One of the most common questions early startups ask is when should they incorporate their business. Switching business structures can sound like a complicated process, but it’s pretty straightforward if you understand the structure you’re switching to. For many businesses, operating as a sole trader or partnership becomes unfeasible once the business grows to a certain level. In this article, we’ll explain the signs to look for that it’s time to register your business as a company.
When is the right time?
There is no golden rule when it comes to incorporating your business. Rather, the time to incorporate will vary depending on the specific circumstances of the business. There are however, a number of factors that will influence the decision to incorporate. One good way to look at it is by determining what your goals for your business are.
To put in in perspective, it may not be wise to incorporate a hobby. Rather, incorporate when you are serious about making your startup a profitable business. In the early stages of your start up there’s a lot to consider. This includes developing your product, validating your idea, and finding your market fit. Although you may not want to think about the legal issues just yet, at some point you will need to incorporate your business if you want it to be successful. Here are some common situations where it’s probably time to incorporate.

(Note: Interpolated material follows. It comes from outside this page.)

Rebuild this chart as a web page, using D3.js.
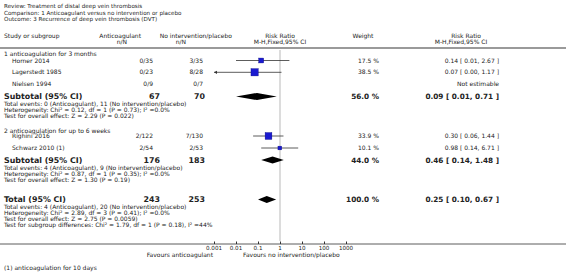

1. You start taking on risk
One of the key reasons to incorporate is to help protect the owner or owners from personal liability. A company is a separate legal entity and therefore creates a corporate veil between the owners and the company. If there is ever a dispute or issue, the company can insulate the owners from liability. By contrast, sole traders assume all liability. This means that you are responsible for any debts your business owes.
Cash strapped startups may want the ability to pay in equity rather than hard earned cash. To do this, a formal share structure must be sent up. Company ownership is held by number of shareholders, whereas a sole trader is the sole owner of their business. As part of the incorporation process, each company will have a limited allotment of shares. These shares can stay between the owners of the business. However, these shares can also be given to investors or others.
3. Business partners
A business having more than one founder means that there is always the potential for disputes. However, you can manage this problem if you incorporate your business. After you incorporate, ownership will be allocated through shares. The owners will then understand that their investment in the company is determined by the number of shares they own.
It is much easier to raise capital if your business is under a company structure. Many investors prefer to invest in an incorporated business as they know that there is a formal structure set up in order to accept their investment. Also many startups are short on cash and often need to pay employees and partners in equity rather than cash. Although it is possible to have pre-incorporation agreements to grant equity upon incorporation, it is simply easier to incorporate a company and grant stock options or equity to satisfy these promises.
5. Tax considerations
Corporations are taxed at a lower rate than individuals. If you had any other business structure (sole trader or partnership), then you would need to pay taxes on your personal income tax statement – even if that money is staying in the business. This can become quite costly, especially if your business is bringing in a decent profit. Incorporating a business will prevent the owners from paying tax out of their individual income.